The batteries mostly rely on lithium and cobalt (not rare earths). At the same time, the magnets in the motors need neodymium or samarium and can also require terbium and dysprosium; all are rare earth elements. The most common rare-earth magnets are the neodymium-iron-boron (NdFeB) and samarium cobalt (SmCo).
MILITARY
Promethium is used in pacemakers and guided missiles. Rare earth permanent magnets are important to the military for exactly the same reason they are important to the OEM automotive industry; they save weight and volume, and thus increase range and payload. Vehicles and weapons can be made without rare earth permanent magnets; they will just be less efficient, and more costly to manufacture and maintain.
REEs make sonar possible for submarines and naval ships. Due to their high conductivity, they improve the operations of ships’ generators, electric motors, lighting and communications systems.
DIGITAL TECHNOLOGY
Praseodymium is used in aircraft engines, fiber optic cables and magnets. Samarium is used in microwave devices and magnets. Terbium is used in light bulbs, memory devices and x-rays.

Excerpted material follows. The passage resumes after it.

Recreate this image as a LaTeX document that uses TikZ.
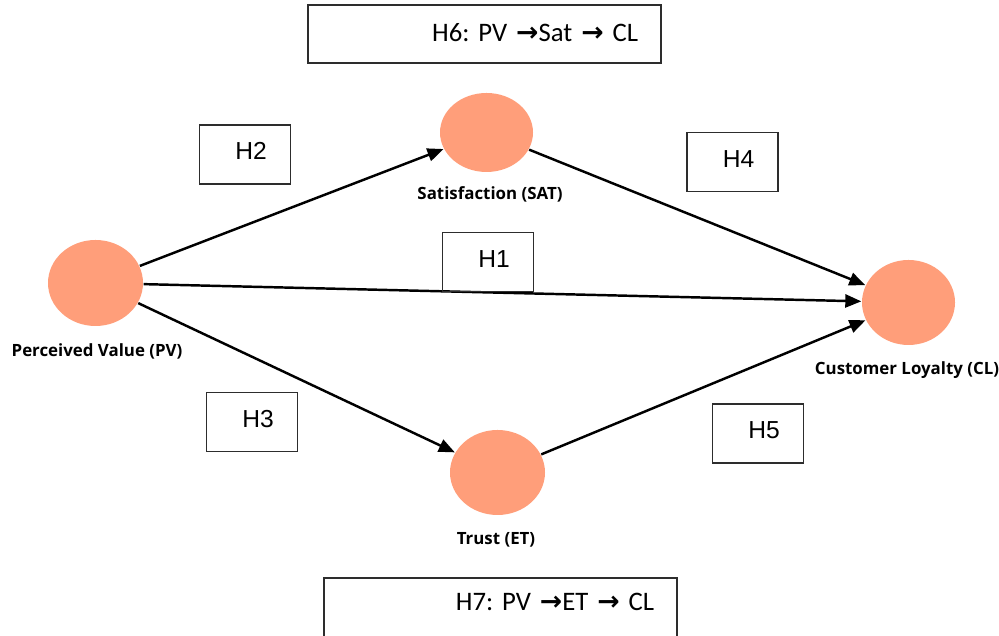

REEs are used as components in high technology devices, including smart phones, digital cameras, computer hard disks, fluorescent and light-emitting-diode (LED) lights, flat screen televisions, computer monitors, and electronic displays.
Specific REEs are used individually or in combination to make phosphors—substances that emit luminescence—for many types of ray tubes and flat panel displays, in screens that range in size from smart phone displays to stadium scoreboards. Some REEs are used in fluorescent and LED lighting.